A beneficial owner is defined as an individual with substantial control over a given company or an individual who owns (or controls) at least 25% interest in the company. View an FAQ regarding this topic

What is the deadline?

If an entity was created before Jan. 1, 2024, it must file its initial Beneficial Ownership Interest Report by Jan. 1, 2025. If an entity was formed on Jan. 1, 2024, or later, it must file its initial BOI Report within 90 days of the company’s creation. Any entity created after Jan. 1, 2025, will have 30 days to file its initial BOI Report. Any amendment to the BOI Report must be filed within 30 days. In December 2023, the House passed bipartisan legislation (H.R. 5119) to extend Corporate Transparency Act deadlines by a vote of 420-1. Also, more than 80 senators and representatives sent a letter to the Financial Crimes Enforcement Network calling for a one-year delay of Corporate Transparency Act reporting requirements. However, until Congress sends something to the president, it is still game on.

Final thoughts

If you believe your company falls into the category of those required to report, you should begin determining your obligations as soon as possible. Note the Corporate Transparency Act has rules about how to count employees, consider office space and total profits across affiliates, so make sure you understand those guidelines.

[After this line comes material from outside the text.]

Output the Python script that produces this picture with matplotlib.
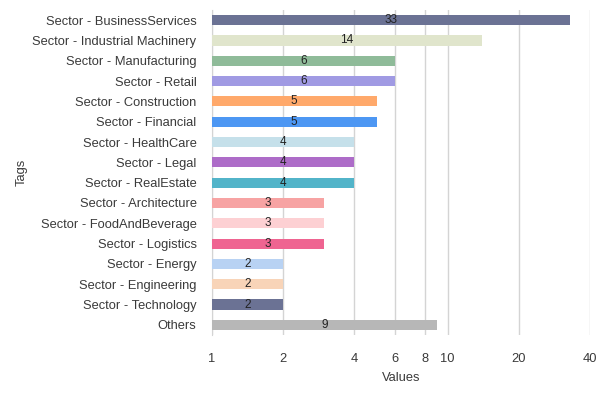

NRCA has worked diligently with Congress and the Department of Treasury to gain clarification regarding this law and either repeal or delay its implementation. NRCA sent a letter with coalition partners to encourage Congress to delay these actions for one year. Recently, the Protect Small Business and Prevent Illicit Financial Activity Act passed the House 420-1 to delay this implementation. NRCA is hopeful the Senate can vote on the bill soon and get it to the president’s desk during the coming weeks.

NRCA also is closely monitoring legal action challenging this law. The National Small Business Association filed a lawsuit in November 2022 alleging the Corporate Transparency Act violates several fundamental constitutional principles, including protections against unreasonable search and seizure. The judge will rule on this case soon, and NRCA also supports an ultimate decision to strike down this law.

The information contained in this article is for general educational information only. This information does not constitute legal advice, is not intended to constitute legal advice, nor should it be relied upon as legal advice for your specific factual pattern or situation.